W&I-Versicherungen: eine Frage des Timings
Um unerwartete Risiken bei Firmenübernahmen und -aufkäufen effektiv abzudecken, sind in den letzten Jahren sogenannte W&I-Versicherungen (Warranty & Indemnity, deutsch: Gewährleistung und Freistellung) immer populärer geworden, wenngleich nicht bei allen.
Trau, schau, wem. Um unerwartete Risiken bei Firmenübernahmen und -aufkäufen effektiv abzudecken, sind in den letzten Jahren sogenannte W&I-Versicherungen (Warranty & Indemnity, deutsch: Gewährleistung und Freistellung) immer populärer geworden, wenngleich nicht bei allen. So feiern die einen die Versicherung als eleganten „Deal Facilitator“, während sie andere eher mit kritischen Augen sehen. Kurzum, sie hatte als neues und „exotisch“ verschrienes Versicherungsprodukt in der Vergangenheit viel Gegenwind zu ertragen.
Dennoch: Der starke Verkäufermarkt ermöglichte es vielen Verkäufern, in ihren Kaufverträgen teilweise vollständig auf Garantien zu verzichten und Kaufinteressenten ausschließlich in den W&I-Versicherungsmarkt zu transferieren. Gerade in Auktionsprozessen sind Bieter selten in der Position, eine Risikoabdeckung durch (früher marktübliche) Verkäufergarantien zu verlangen.
Dies führt nicht selten dazu, dass Käufer lediglich die Wahl haben, sich entweder mit einem auf 1 EUR reduzierten Haftungs-Cap abzufinden oder gegen Ende des Verkaufsprozesses mit dem Verkäufer eben doch noch in langwierige und schwierige Verhandlungen über eine adäquate Risikoverteilung einzutreten und so wenigstens eine beschränkte Haftung des Verkäufers zu erreichen. In diesem späten Stadium werden häufig noch kurzfristige Anfragen am Versicherungsmarkt gestellt – nur kann hier dann mangels rechtzeitiger Abstimmung der Due Diligence auf die Anforderungen der Versicherungen allzu häufig keine angemessene Versicherungsdeckung mehr erlangt werden.
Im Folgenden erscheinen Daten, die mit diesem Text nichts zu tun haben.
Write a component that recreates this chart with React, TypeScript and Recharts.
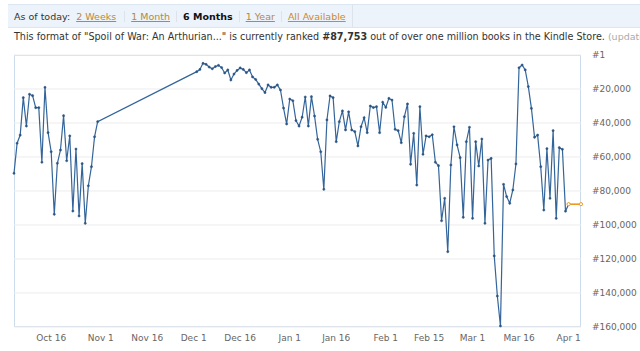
import React from 'react';
import { LineChart, Line, XAxis, YAxis, CartesianGrid } from 'recharts';

// day numbers count from Oct 1 (day 0); one reading per day
const octoberStartDay = 3; // Oct 4
const octoberRanks = [
  69600, 51900, 47100, 25100, 41800, 23100, 23900, 31000, 31000, 63100,
  19000, 45700, 56900, 93700, 63700, 55900, 35700, 62200, 47600, 91800,
  55300, 94700, 63900, 99000, 76900, 65700, 48100, 39200,
];

const winterStartDay = 62; // Dec 2
const winterRanks = [
  9800, 8500, 4900, 5500, 7100, 8100, 6800, 6100, 7400, 10600,
  8800, 14700, 11200, 9100, 7600, 8500, 10400, 8800, 12900, 14400,
  17100, 19800, 22100, 17600, 19000, 19000, 17600, 20600, 31200, 40600,
  25900, 26900, 38600, 41800, 36600, 24700, 41800, 24500, 35900, 49600,
  56900, 79000, 38200, 24100, 25100, 51000, 39200, 32900, 44100, 33400,
  44100, 45100, 53500, 42200, 36900, 45700, 30000, 30900, 30400, 45700,
  27800, 30800, 25500, 26500, 43700, 44500, 51600, 36300, 28800, 64300,
  46100, 76500, 30400, 58400, 47600, 48100, 46900, 63100, 65100, 97500,
  84300, 115700, 64700, 42200, 52900, 60400, 95500, 51000, 42500, 96100,
  51000, 65300, 49400, 99000, 61800, 60800, 118200, 141800, 159400, 76100,
  83300, 87200, 79400, 64100, 7500, 5900, 8800, 18600, 31400, 48400,
  47100, 65700, 91200, 55100, 84300, 44500, 96100, 54500, 55500, 91900,
  87753,
];

const currentDays = [182, 186];
const currentRank = 87753;

const tickDays = [15, 31, 46, 61, 76, 92, 107, 123, 137, 151, 166, 182];
const tickLabels = ['Oct 16', 'Nov 1', 'Nov 16', 'Dec 1', 'Dec 16', 'Jan 1', 'Jan 16', 'Feb 1', 'Feb 15', 'Mar 1', 'Mar 16', 'Apr 1'];
const rankTicks = [1, 20000, 40000, 60000, 80000, 100000, 120000, 140000, 160000];
const rankLabels = ['#1', '#20,000', '#40,000', '#60,000', '#80,000', '#100,000', '#120,000', '#140,000', '#160,000'];

const rows: Array<{ day: number; rank?: number; current?: number }> = [];
octoberRanks.forEach((r, i) => rows.push({ day: octoberStartDay + i, rank: r }));
winterRanks.forEach((r, i) => rows.push({ day: winterStartDay + i, rank: r }));
currentDays.forEach((d) => {
  const row = rows.find((x) => x.day === d);
  if (row) row.current = currentRank;
  else rows.push({ day: d, current: currentRank });
});

const font = '"DejaVu Sans", Verdana, sans-serif';
const linkStyle: React.CSSProperties = { color: '#b8873f', textDecoration: 'underline' };
const sep: React.CSSProperties = { borderLeft: '1px solid #dde3ea', padding: '0 6px' };

export default function App() {
  return (
    <div style={{ position: 'relative', width: 640, height: 351, overflow: 'hidden', background: '#fff', fontFamily: font }}>
      <style>{'body{margin:0}'}</style>
      <div
        style={{
          position: 'absolute', left: 8, right: 0, top: 4, height: 22,
          background: '#edf3fa', borderTop: '1px solid #dce6f1', borderBottom: '1px solid #dce6f1',
          display: 'flex', alignItems: 'center', fontSize: 9.5, color: '#333', paddingLeft: 6, whiteSpace: 'nowrap',
        }}
      >
        <span style={{ paddingRight: 6 }}>As of today:</span>
        <span style={{ ...linkStyle, paddingRight: 8 }}>2 Weeks</span>
        <span style={sep}><span style={linkStyle}>1 Month</span></span>
        <span style={{ ...sep, fontWeight: 'bold', color: '#111' }}>6 Months</span>
        <span style={sep}><span style={linkStyle}>1 Year</span></span>
        <span style={sep}><span style={{ ...linkStyle, color: '#cc8a2c' }}>All Available</span></span>
        <span style={{ ...sep, alignSelf: 'stretch' }} />
      </div>
      <div style={{ position: 'absolute', left: 14, top: 31, fontSize: 9.6, color: '#333', whiteSpace: 'nowrap' }}>
        This format of "Spoil of War: An Arthurian..." is currently ranked <b>#87,753</b> out of over one million books in the Kindle Store.{' '}
        <span style={{ color: '#aaa', fontSize: 9.5 }}>(update)</span>
      </div>

      <div style={{ position: 'absolute', left: 14, top: 55, width: 567, height: 272, boxSizing: 'border-box', border: '1px solid #cddcec' }} />

      <div style={{ position: 'absolute', left: 0, top: 0 }}>
        <LineChart width={640} height={351} data={rows} margin={{ top: 55, right: 0, bottom: 0, left: 14 }}>
          <CartesianGrid vertical={false} stroke="#ececec" />
          <XAxis
            type="number"
            dataKey="day"
            domain={[3, 186]}
            ticks={tickDays}
            interval={0}
            tickFormatter={(v: number) => tickLabels[tickDays.indexOf(v)]}
            axisLine={false}
            tickLine={false}
            height={24}
            tick={{ fontSize: 9, fill: '#666', fontFamily: font }}
          />
          <YAxis
            orientation="right"
            reversed
            domain={[1, 160000]}
            ticks={rankTicks}
            interval={0}
            tickFormatter={(v: number) => rankLabels[rankTicks.indexOf(v)]}
            axisLine={false}
            tickLine={false}
            tickMargin={5}
            width={59}
            tick={{ fontSize: 9, fill: '#666', fontFamily: font }}
          />
          <Line
            type="linear"
            dataKey="rank"
            stroke="#34659a"
            strokeWidth={1.2}
            dot={{ r: 1.1, fill: '#2a5582', stroke: '#2a5582', strokeWidth: 0.5 }}
            isAnimationActive={false}
          />
          <Line
            type="linear"
            dataKey="current"
            stroke="#ee9a1e"
            strokeWidth={1.6}
            connectNulls
            dot={{ r: 1.6, fill: '#fff', stroke: '#ee9a1e', strokeWidth: 1 }}
            isAnimationActive={false}
          />
        </LineChart>
      </div>
    </div>
  );
}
Generell sind W&I-Versicherungen aber auf dem Vormarsch, und bei kaum einer Transaktion können es sich die Vertragsparteien leisten, nicht zumindest die Möglichkeit einer W&I-Versicherung zu diskutieren. Verkäufer setzen die Haftungsübernahme meist als Selbstverständlichkeit voraus und zwingen somit die Käufer dazu, sich mit dem W&I-Versicherungsmarkt auseinanderzusetzen. Widerstand ist hier meist „zwecklos“, da Käufer, die auf eine klassische Haftung des Verkäufers bestehen, regelmäßig nicht zum Zuge kommen.
Sicher die beste Lösung für Unternehmenskäufer ist also, sich rechtzeitig und aktiv mit dem Thema W&I-Versicherung auseinanderzusetzen. Denn zu Beginn der Transaktion hat man noch alle Möglichkeiten, die Weichen für den reibungslosen Versicherungsabschluss zu stellen. Hingegen ist es nach einer gescheiterten Verhandlung über ein Haftungs-Cap oft zu spät, den Dreiklang aus Wortlaut der Garantien, Transaktionsstruktur und Scope der Due Diligence harmonisch auf die Ansprüche der W&I-Versicherer abzustimmen.
Verlässlich vermieden werden können Fallstricke und Enttäuschungen also durch die rechtzeitige Berücksichtigung des W&I-Versicherungsthemas sowie durch die Einbindung eines Brokers in den Transaktionsprozess. Auch das richtige Timing ist essenziell und vermittelt den Käufern eine positive Erfahrung dank eines bewährten W&I-Prozesses. So kann man früh genug die Weichen für das Scoping der Due Diligence stellen und sichergehen, dass dieses den Inhalt der Garantien spiegelt. Dies wiederum erleichtert dem Versicherer die Risikoprüfung und führt regelmäßig zu einer Versicherungsdeckung, die weit über das hinausgeht, was der Verkäufer – auch in früheren Zeiten – zu geben bereit gewesen wäre.
Es ist – wie so oft im Leben – also auch bei der W&I-Versicherung alles eine Frage des Timings.